The act of coughing typically begins with an irritating stimulus within the larynx, airways or lungs that activates cough-evoking sensory nerves. These sensory nerves transmit this information to the brain, where the information modifies the actions of the breathing muscles to produce a cough response. These signals are also sometimes combined with ‘higher order’ signals that make your throat feel tickly, make you feel annoyed or anxious at having a cough, and allow you to suppress or enhance your cough voluntarily.
Previous research in animals and humans suggested that the brain processes all inputs from cough sensory nerves in a single area. However, in a study using guinea pigs, researchers from Monash University and The University of Melbourne demonstrated that this is unlikely to be true. Instead, they discovered that separate pathways in the brain are involved in the response to a good (needed to clear airways, to ensure optimal lung health) vs a bad cough (a sign of disease).

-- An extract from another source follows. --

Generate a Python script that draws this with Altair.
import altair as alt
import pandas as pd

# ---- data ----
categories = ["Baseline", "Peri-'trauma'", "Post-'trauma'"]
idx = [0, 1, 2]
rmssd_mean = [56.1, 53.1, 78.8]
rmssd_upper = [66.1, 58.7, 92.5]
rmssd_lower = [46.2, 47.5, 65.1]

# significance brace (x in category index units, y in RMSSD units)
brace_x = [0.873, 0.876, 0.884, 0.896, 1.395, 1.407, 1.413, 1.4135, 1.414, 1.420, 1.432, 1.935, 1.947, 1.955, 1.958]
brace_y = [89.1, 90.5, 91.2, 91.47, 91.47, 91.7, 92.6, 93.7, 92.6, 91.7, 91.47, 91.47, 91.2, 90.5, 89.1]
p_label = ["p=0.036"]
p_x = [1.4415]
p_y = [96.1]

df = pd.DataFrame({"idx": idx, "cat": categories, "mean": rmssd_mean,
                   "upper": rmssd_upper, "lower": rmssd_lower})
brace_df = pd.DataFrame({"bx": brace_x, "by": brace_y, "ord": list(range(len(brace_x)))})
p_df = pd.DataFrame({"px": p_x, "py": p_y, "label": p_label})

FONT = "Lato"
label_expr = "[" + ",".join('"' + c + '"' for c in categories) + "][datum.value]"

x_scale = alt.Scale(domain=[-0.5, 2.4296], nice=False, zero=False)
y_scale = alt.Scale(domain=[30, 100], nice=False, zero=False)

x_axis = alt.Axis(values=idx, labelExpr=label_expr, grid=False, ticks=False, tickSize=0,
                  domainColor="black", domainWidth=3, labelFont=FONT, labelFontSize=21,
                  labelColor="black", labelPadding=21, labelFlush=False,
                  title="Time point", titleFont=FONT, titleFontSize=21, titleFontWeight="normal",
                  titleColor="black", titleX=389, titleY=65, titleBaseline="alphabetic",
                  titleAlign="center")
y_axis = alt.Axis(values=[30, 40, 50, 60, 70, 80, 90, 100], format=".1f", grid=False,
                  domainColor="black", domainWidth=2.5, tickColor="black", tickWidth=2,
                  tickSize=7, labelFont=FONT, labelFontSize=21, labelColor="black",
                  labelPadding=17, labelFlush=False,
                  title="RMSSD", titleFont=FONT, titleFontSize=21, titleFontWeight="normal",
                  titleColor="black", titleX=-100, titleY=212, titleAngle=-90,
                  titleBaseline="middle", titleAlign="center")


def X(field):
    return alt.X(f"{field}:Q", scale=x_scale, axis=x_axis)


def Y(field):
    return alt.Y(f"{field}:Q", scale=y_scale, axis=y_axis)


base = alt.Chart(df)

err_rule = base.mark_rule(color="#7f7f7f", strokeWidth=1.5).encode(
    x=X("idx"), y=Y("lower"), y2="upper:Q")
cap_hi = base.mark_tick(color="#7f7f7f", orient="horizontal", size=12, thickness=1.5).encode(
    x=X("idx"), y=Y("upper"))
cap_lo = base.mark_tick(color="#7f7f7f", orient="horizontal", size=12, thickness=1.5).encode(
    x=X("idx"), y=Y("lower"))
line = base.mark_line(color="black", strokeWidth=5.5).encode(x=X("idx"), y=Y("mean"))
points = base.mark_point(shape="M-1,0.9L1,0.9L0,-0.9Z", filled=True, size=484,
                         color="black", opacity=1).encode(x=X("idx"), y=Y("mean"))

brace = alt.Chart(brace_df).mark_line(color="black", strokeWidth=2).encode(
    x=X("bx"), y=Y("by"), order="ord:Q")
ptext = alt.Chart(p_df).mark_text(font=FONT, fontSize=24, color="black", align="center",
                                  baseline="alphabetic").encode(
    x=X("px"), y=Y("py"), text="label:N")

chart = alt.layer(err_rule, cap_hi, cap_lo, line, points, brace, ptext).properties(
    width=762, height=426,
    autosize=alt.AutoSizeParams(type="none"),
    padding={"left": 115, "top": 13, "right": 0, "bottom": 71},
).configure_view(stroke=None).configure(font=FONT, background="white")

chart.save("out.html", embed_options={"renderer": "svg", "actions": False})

In the team’s new study, human participants underwent behavioural testing to assess cough reflex sensitivity followed by functional brain imaging in an MRI scanner while inhaling different chemical substances. One chemical stimulus used was capsaicin, the active component of hot chilli peppers and known to activate two subsets of airway sensory nerves involved in coughing. Another chemical stimulus was adenosine triphosphate (ATP), an energy molecule in cells that selectively activates one of the two subsets of sensory nerves involved in coughing. The final chemical stimulus was saline, used as a control stimulus because it doesn’t activate any sensory nerves.
High-resolution brainstem scans were collected during repeated randomised presentations of these stimuli, and the scans were analysed to identify where in the brainstem the neural responses to capsaicin and ATP are located. The outcome showed that capsaicin inhalation activated both the nucleus of the solitary tract and the area of the brainstem containing the paratrigeminal nucleus, whereas ATP inhalation only activated the nucleus of the solitary tract. The data confirmed the team’s prior studies using guinea pigs, in that one cough pathway (sensitive to both capsaicin and ATP) is integrated in the nucleus of the solitary tract while the other cough pathway (sensitive to capsaicin only) involves integration in the paratrigeminal nucleus.

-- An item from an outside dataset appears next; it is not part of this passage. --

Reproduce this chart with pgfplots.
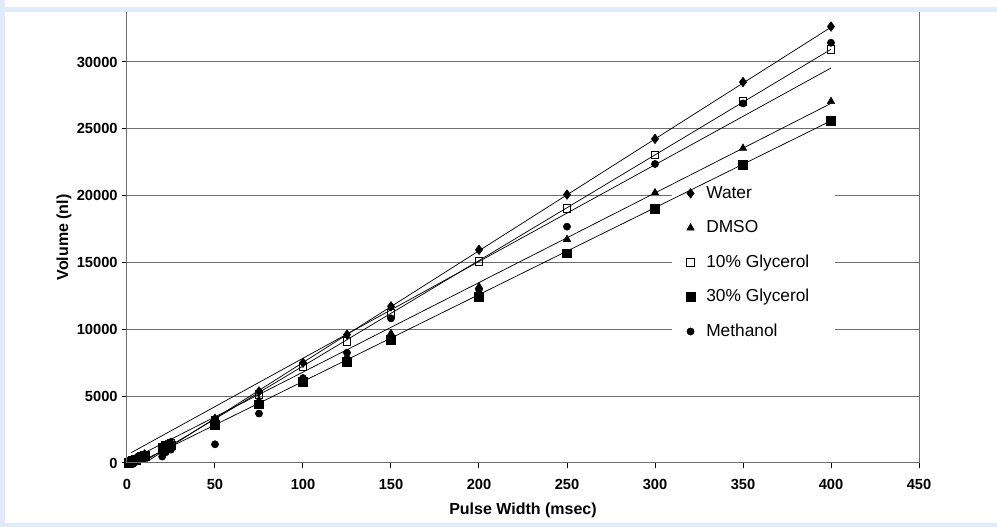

Senior author Professor Stuart Mazzone, from The University of Melbourne, said, “We are now performing a similar study comparing how these two different brain networks respond in patients with chronic troublesome coughing compared to healthy participants. This new study is also motivated by recent clinical trial outcomes showing a promising cough suppressing action of drugs that inhibit ATP receptors. How ATP is involved in cough is not fully known. We suspect that responsivity to ATP may change in patients with chronic cough and the newly identified cough circuit in the brain may be involved in this change.”